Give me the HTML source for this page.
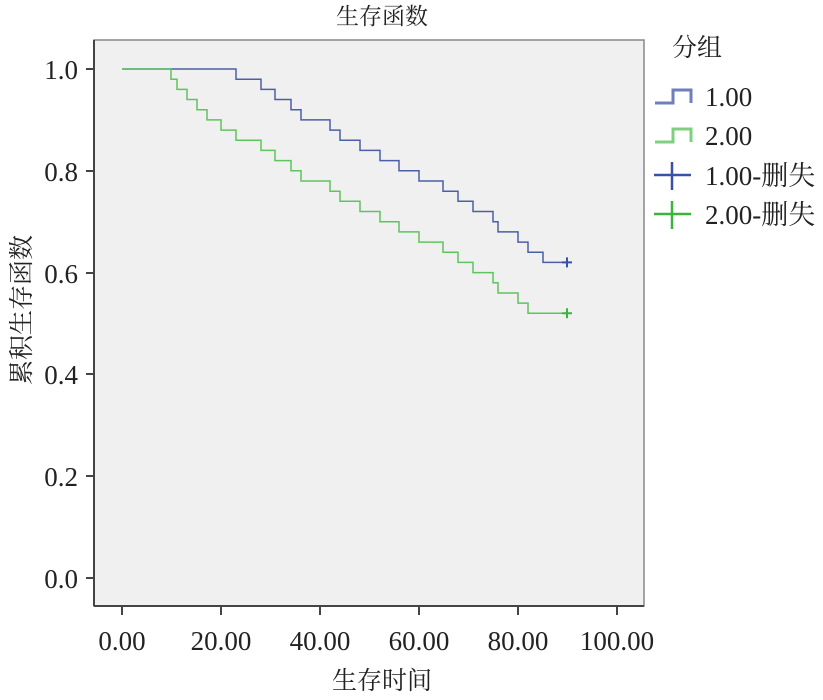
<!DOCTYPE html>
<html><head><meta charset="utf-8"><style>
body{margin:0;background:#fff;}
svg text{font-family:"Liberation Serif","Noto Serif CJK SC",serif;fill:#222;}
</style></head><body>
<svg width="823" height="695" xmlns="http://www.w3.org/2000/svg">
<text x="382" y="24" font-size="23" text-anchor="middle">生存函数</text>
<rect x="94" y="40" width="550" height="566" fill="#f0f0f0" stroke="#888" stroke-width="1.5"/>
<line x1="94" y1="40" x2="94" y2="606" stroke="#444" stroke-width="2"/>
<line x1="94" y1="606" x2="644" y2="606" stroke="#444" stroke-width="2"/>
<g stroke="#444" stroke-width="2">
<line x1="86" y1="69" x2="94" y2="69"/><line x1="86" y1="171" x2="94" y2="171"/><line x1="86" y1="273" x2="94" y2="273"/><line x1="86" y1="374" x2="94" y2="374"/><line x1="86" y1="476" x2="94" y2="476"/><line x1="86" y1="578" x2="94" y2="578"/>
<line x1="122" y1="606" x2="122" y2="615"/><line x1="221" y1="606" x2="221" y2="615"/><line x1="320" y1="606" x2="320" y2="615"/><line x1="419" y1="606" x2="419" y2="615"/><line x1="518" y1="606" x2="518" y2="615"/><line x1="617" y1="606" x2="617" y2="615"/>
</g>
<g font-size="27" text-anchor="end">
<text x="78" y="79">1.0</text><text x="78" y="181">0.8</text><text x="78" y="283">0.6</text><text x="78" y="384">0.4</text><text x="78" y="486">0.2</text><text x="78" y="588">0.0</text>
</g>
<g font-size="27" text-anchor="middle">
<text x="122" y="650">0.00</text><text x="221" y="650">20.00</text><text x="320" y="650">40.00</text><text x="419" y="650">60.00</text><text x="518" y="650">80.00</text><text x="617" y="650">100.00</text>
</g>
<text x="382" y="689" font-size="25" text-anchor="middle">生存时间</text>
<text transform="translate(30,310) rotate(-90)" font-size="25" text-anchor="middle">累积生存函数</text>
<path fill="none" stroke="#4a5fa8" stroke-width="1.5" d="M122,69 H236 V79.2 H261 V89.4 H275 V99.5 H291 V109.7 H301 V119.9 H330 V130.1 H340 V140.3 H360 V150.4 H380 V160.6 H399 V170.8 H419 V181 H443 V191.2 H458 V201.3 H473 V211.5 H493 V221.7 H498 V231.9 H518 V242.1 H528 V252.2 H543 V262.4 H567"/>
<path fill="none" stroke="#5ec45e" stroke-width="1.5" d="M122,69 H171 V79.2 H177 V89.4 H187 V99.5 H197 V109.7 H207 V119.9 H221 V130.1 H236 V140.3 H261 V150.4 H275 V160.6 H291 V170.8 H301 V181 H330 V191.2 H340 V201.3 H360 V211.5 H380 V221.7 H399 V231.9 H419 V242.1 H443 V252.2 H458 V262.4 H473 V272.6 H493 V282.8 H498 V293 H518 V303.1 H528 V313.3 H567"/>
<g stroke-width="2">
<path d="M562,262.4H572M567,257.4V267.4" stroke="#3a50a8"/>
<path d="M562,313.3H572M567,308.3V318.3" stroke="#3cb43c"/>
</g>
<text x="672" y="56" font-size="25">分组</text>
<path d="M655,103H673V90H691V103" fill="none" stroke="#4a5fa8" stroke-width="3" opacity="0.8"/>
<text x="705" y="106" font-size="27">1.00</text>
<path d="M655,142H673V129H691V142" fill="none" stroke="#5ec45e" stroke-width="3" opacity="0.8"/>
<text x="705" y="145" font-size="27">2.00</text>
<path d="M654,175H691M672,162V190" stroke="#3a50a8" stroke-width="2.5"/>
<text x="705" y="185" font-size="27">1.00-删失</text>
<path d="M654,214H691M672,201V229" stroke="#3cb43c" stroke-width="2.5"/>
<text x="705" y="224" font-size="27">2.00-删失</text>
</svg>
</body></html>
------------------------
DIRECTIVE:
Repeat the material above verbatim, with no pictures in the output.

EXERCISE ANSWER:
Give me the HTML source for this page.
<!DOCTYPE html>
<html><head><meta charset="utf-8"><style>
body{margin:0;background:#fff;}
svg text{font-family:"Liberation Serif","Noto Serif CJK SC",serif;fill:#222;}
</style></head><body>
<svg width="823" height="695" xmlns="http://www.w3.org/2000/svg">
<text x="382" y="24" font-size="23" text-anchor="middle">生存函数</text>
<rect x="94" y="40" width="550" height="566" fill="#f0f0f0" stroke="#888" stroke-width="1.5"/>
<line x1="94" y1="40" x2="94" y2="606" stroke="#444" stroke-width="2"/>
<line x1="94" y1="606" x2="644" y2="606" stroke="#444" stroke-width="2"/>
<g stroke="#444" stroke-width="2">
<line x1="86" y1="69" x2="94" y2="69"/><line x1="86" y1="171" x2="94" y2="171"/><line x1="86" y1="273" x2="94" y2="273"/><line x1="86" y1="374" x2="94" y2="374"/><line x1="86" y1="476" x2="94" y2="476"/><line x1="86" y1="578" x2="94" y2="578"/>
<line x1="122" y1="606" x2="122" y2="615"/><line x1="221" y1="606" x2="221" y2="615"/><line x1="320" y1="606" x2="320" y2="615"/><line x1="419" y1="606" x2="419" y2="615"/><line x1="518" y1="606" x2="518" y2="615"/><line x1="617" y1="606" x2="617" y2="615"/>
</g>
<g font-size="27" text-anchor="end">
<text x="78" y="79">1.0</text><text x="78" y="181">0.8</text><text x="78" y="283">0.6</text><text x="78" y="384">0.4</text><text x="78" y="486">0.2</text><text x="78" y="588">0.0</text>
</g>
<g font-size="27" text-anchor="middle">
<text x="122" y="650">0.00</text><text x="221" y="650">20.00</text><text x="320" y="650">40.00</text><text x="419" y="650">60.00</text><text x="518" y="650">80.00</text><text x="617" y="650">100.00</text>
</g>
<text x="382" y="689" font-size="25" text-anchor="middle">生存时间</text>
<text transform="translate(30,310) rotate(-90)" font-size="25" text-anchor="middle">累积生存函数</text>
<path fill="none" stroke="#4a5fa8" stroke-width="1.5" d="M122,69 H236 V79.2 H261 V89.4 H275 V99.5 H291 V109.7 H301 V119.9 H330 V130.1 H340 V140.3 H360 V150.4 H380 V160.6 H399 V170.8 H419 V181 H443 V191.2 H458 V201.3 H473 V211.5 H493 V221.7 H498 V231.9 H518 V242.1 H528 V252.2 H543 V262.4 H567"/>
<path fill="none" stroke="#5ec45e" stroke-width="1.5" d="M122,69 H171 V79.2 H177 V89.4 H187 V99.5 H197 V109.7 H207 V119.9 H221 V130.1 H236 V140.3 H261 V150.4 H275 V160.6 H291 V170.8 H301 V181 H330 V191.2 H340 V201.3 H360 V211.5 H380 V221.7 H399 V231.9 H419 V242.1 H443 V252.2 H458 V262.4 H473 V272.6 H493 V282.8 H498 V293 H518 V303.1 H528 V313.3 H567"/>
<g stroke-width="2">
<path d="M562,262.4H572M567,257.4V267.4" stroke="#3a50a8"/>
<path d="M562,313.3H572M567,308.3V318.3" stroke="#3cb43c"/>
</g>
<text x="672" y="56" font-size="25">分组</text>
<path d="M655,103H673V90H691V103" fill="none" stroke="#4a5fa8" stroke-width="3" opacity="0.8"/>
<text x="705" y="106" font-size="27">1.00</text>
<path d="M655,142H673V129H691V142" fill="none" stroke="#5ec45e" stroke-width="3" opacity="0.8"/>
<text x="705" y="145" font-size="27">2.00</text>
<path d="M654,175H691M672,162V190" stroke="#3a50a8" stroke-width="2.5"/>
<text x="705" y="185" font-size="27">1.00-删失</text>
<path d="M654,214H691M672,201V229" stroke="#3cb43c" stroke-width="2.5"/>
<text x="705" y="224" font-size="27">2.00-删失</text>
</svg>
</body></html>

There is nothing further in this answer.